Leave out every picture, then output exactly the lines between the ones holding "Emit a Python" and "yticks = list(range(200, 1001, 100))", inclusive, and nothing beyond them.

▶ _Material provided_:
....

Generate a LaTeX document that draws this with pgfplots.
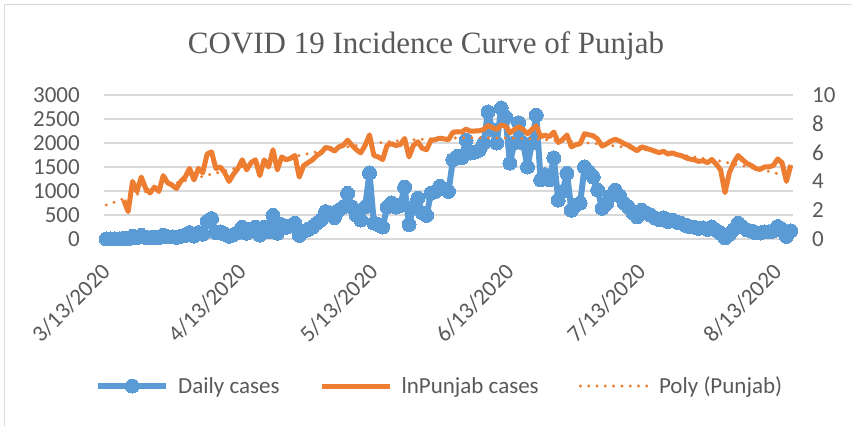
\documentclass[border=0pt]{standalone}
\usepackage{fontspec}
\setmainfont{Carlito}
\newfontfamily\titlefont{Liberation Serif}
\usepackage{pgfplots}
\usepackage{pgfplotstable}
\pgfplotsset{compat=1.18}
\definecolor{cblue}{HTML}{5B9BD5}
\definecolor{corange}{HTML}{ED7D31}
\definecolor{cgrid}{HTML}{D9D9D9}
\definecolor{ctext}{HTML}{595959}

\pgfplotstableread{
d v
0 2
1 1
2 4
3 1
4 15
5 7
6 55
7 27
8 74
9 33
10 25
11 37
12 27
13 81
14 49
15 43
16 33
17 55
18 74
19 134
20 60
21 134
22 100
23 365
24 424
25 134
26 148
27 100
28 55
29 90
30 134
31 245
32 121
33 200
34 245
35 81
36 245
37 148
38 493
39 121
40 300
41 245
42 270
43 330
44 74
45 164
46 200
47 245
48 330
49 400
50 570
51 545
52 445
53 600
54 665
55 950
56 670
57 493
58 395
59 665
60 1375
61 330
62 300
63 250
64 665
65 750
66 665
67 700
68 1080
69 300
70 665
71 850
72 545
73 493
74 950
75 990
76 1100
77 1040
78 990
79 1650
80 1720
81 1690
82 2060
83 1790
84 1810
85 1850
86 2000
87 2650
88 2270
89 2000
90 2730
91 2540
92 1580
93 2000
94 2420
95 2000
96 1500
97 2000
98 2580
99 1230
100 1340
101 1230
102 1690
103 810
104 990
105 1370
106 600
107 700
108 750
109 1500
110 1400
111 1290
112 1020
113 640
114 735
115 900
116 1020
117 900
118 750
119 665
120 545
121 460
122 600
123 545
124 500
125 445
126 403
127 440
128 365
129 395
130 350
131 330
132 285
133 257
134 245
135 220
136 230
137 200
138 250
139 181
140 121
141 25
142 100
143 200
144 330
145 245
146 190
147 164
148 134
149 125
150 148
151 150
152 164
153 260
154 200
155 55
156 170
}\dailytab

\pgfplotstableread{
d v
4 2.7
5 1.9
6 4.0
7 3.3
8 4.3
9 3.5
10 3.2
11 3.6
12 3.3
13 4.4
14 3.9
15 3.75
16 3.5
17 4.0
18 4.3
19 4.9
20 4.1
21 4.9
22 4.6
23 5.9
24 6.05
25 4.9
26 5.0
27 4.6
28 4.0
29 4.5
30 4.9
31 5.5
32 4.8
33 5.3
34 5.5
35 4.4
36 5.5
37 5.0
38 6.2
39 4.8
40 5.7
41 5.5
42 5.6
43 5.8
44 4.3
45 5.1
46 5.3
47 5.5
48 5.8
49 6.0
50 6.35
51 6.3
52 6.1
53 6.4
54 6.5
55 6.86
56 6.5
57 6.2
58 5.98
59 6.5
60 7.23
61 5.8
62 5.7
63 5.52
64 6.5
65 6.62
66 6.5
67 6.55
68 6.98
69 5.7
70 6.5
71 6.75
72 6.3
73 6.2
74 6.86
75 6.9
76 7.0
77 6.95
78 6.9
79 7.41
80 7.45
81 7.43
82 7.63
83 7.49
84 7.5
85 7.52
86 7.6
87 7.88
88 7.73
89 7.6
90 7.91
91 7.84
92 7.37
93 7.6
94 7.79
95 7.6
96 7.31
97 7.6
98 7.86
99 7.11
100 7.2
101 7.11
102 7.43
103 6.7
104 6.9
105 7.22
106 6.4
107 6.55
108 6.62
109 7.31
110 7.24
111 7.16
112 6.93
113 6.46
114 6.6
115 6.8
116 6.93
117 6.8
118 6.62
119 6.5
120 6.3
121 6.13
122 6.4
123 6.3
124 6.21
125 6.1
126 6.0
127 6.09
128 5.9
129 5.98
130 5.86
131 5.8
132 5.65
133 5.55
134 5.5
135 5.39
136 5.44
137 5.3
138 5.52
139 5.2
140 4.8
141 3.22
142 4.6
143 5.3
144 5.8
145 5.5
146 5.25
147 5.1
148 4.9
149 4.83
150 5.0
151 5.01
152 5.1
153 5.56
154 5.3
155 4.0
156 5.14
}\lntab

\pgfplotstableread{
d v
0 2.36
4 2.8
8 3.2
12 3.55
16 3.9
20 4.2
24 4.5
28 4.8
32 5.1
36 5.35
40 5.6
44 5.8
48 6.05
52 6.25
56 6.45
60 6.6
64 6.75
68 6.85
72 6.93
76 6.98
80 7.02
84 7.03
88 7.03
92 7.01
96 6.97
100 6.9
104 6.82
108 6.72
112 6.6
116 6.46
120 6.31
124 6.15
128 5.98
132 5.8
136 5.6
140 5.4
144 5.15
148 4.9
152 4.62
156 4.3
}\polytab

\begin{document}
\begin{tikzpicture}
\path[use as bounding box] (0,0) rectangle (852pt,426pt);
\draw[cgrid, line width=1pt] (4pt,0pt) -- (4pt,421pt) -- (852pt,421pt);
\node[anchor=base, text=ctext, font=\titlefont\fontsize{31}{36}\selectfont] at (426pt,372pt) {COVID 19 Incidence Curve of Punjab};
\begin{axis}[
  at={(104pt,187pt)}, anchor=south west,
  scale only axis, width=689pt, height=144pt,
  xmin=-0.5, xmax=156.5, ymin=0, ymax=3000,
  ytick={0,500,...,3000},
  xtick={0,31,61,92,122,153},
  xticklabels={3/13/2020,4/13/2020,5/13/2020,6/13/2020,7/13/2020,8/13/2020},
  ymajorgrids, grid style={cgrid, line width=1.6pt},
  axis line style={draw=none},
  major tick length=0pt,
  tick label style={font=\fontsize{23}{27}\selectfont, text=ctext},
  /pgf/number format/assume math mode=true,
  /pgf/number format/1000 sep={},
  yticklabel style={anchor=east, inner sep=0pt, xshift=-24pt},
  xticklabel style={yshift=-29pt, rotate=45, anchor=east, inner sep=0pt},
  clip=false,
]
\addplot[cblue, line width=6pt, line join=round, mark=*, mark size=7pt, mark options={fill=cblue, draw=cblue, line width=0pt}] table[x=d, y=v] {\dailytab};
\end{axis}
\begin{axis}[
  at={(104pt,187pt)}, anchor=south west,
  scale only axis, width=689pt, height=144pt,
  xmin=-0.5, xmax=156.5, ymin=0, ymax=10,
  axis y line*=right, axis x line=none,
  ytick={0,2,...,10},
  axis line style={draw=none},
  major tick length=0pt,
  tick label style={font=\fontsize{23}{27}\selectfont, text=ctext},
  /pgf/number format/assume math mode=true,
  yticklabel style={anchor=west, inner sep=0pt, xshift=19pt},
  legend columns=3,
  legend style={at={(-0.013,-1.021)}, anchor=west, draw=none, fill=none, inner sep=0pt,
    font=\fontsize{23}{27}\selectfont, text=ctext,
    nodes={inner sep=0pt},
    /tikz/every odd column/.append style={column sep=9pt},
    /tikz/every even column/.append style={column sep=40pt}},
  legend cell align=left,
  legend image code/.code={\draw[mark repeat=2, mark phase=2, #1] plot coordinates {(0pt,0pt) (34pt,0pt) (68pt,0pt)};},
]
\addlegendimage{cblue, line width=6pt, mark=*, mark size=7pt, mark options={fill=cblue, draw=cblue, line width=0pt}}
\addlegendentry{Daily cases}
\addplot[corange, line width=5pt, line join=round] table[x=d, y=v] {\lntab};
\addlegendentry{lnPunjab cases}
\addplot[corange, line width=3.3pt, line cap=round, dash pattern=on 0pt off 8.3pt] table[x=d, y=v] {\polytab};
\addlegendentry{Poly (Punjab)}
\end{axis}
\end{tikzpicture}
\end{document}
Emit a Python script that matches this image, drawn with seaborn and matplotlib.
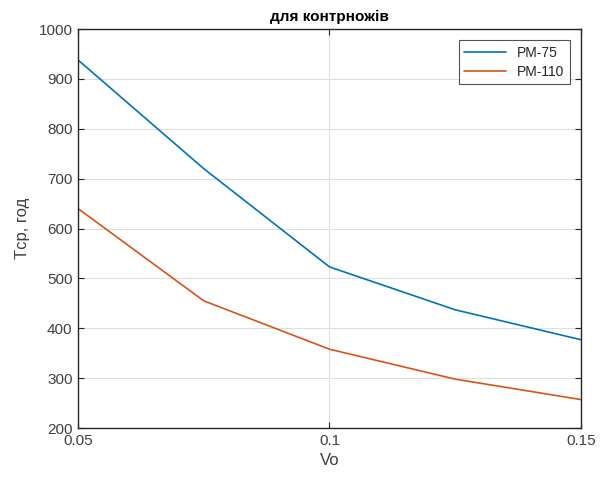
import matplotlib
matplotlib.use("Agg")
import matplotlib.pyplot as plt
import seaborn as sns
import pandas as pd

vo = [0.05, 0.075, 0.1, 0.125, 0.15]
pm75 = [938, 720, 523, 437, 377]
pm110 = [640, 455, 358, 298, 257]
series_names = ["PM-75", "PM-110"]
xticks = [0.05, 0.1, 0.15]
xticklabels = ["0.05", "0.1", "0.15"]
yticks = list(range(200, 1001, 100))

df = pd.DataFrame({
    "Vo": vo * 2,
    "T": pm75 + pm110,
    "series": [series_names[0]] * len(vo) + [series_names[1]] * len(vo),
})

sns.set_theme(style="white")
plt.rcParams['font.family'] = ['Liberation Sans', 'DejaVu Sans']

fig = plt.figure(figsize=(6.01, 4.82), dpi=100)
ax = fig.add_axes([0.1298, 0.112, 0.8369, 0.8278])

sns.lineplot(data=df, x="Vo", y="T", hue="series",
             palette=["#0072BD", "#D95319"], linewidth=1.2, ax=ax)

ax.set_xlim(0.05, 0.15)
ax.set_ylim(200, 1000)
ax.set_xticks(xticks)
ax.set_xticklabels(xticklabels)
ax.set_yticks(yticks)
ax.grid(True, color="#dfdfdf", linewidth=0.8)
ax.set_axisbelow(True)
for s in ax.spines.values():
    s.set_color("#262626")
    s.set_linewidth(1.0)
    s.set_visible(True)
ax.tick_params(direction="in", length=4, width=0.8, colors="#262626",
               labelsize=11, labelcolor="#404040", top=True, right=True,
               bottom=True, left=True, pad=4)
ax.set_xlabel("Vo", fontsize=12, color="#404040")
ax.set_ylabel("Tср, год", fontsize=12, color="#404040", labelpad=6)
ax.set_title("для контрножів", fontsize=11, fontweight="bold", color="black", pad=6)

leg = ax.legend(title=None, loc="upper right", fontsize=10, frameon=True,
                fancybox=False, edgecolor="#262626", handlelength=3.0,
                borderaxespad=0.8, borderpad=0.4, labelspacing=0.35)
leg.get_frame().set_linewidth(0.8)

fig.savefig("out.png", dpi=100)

....

▶ _Task response_:
Emit a Python script that matches this image, drawn with seaborn and matplotlib.
import matplotlib
matplotlib.use("Agg")
import matplotlib.pyplot as plt
import seaborn as sns
import pandas as pd

vo = [0.05, 0.075, 0.1, 0.125, 0.15]
pm75 = [938, 720, 523, 437, 377]
pm110 = [640, 455, 358, 298, 257]
series_names = ["PM-75", "PM-110"]
xticks = [0.05, 0.1, 0.15]
xticklabels = ["0.05", "0.1", "0.15"]
yticks = list(range(200, 1001, 100))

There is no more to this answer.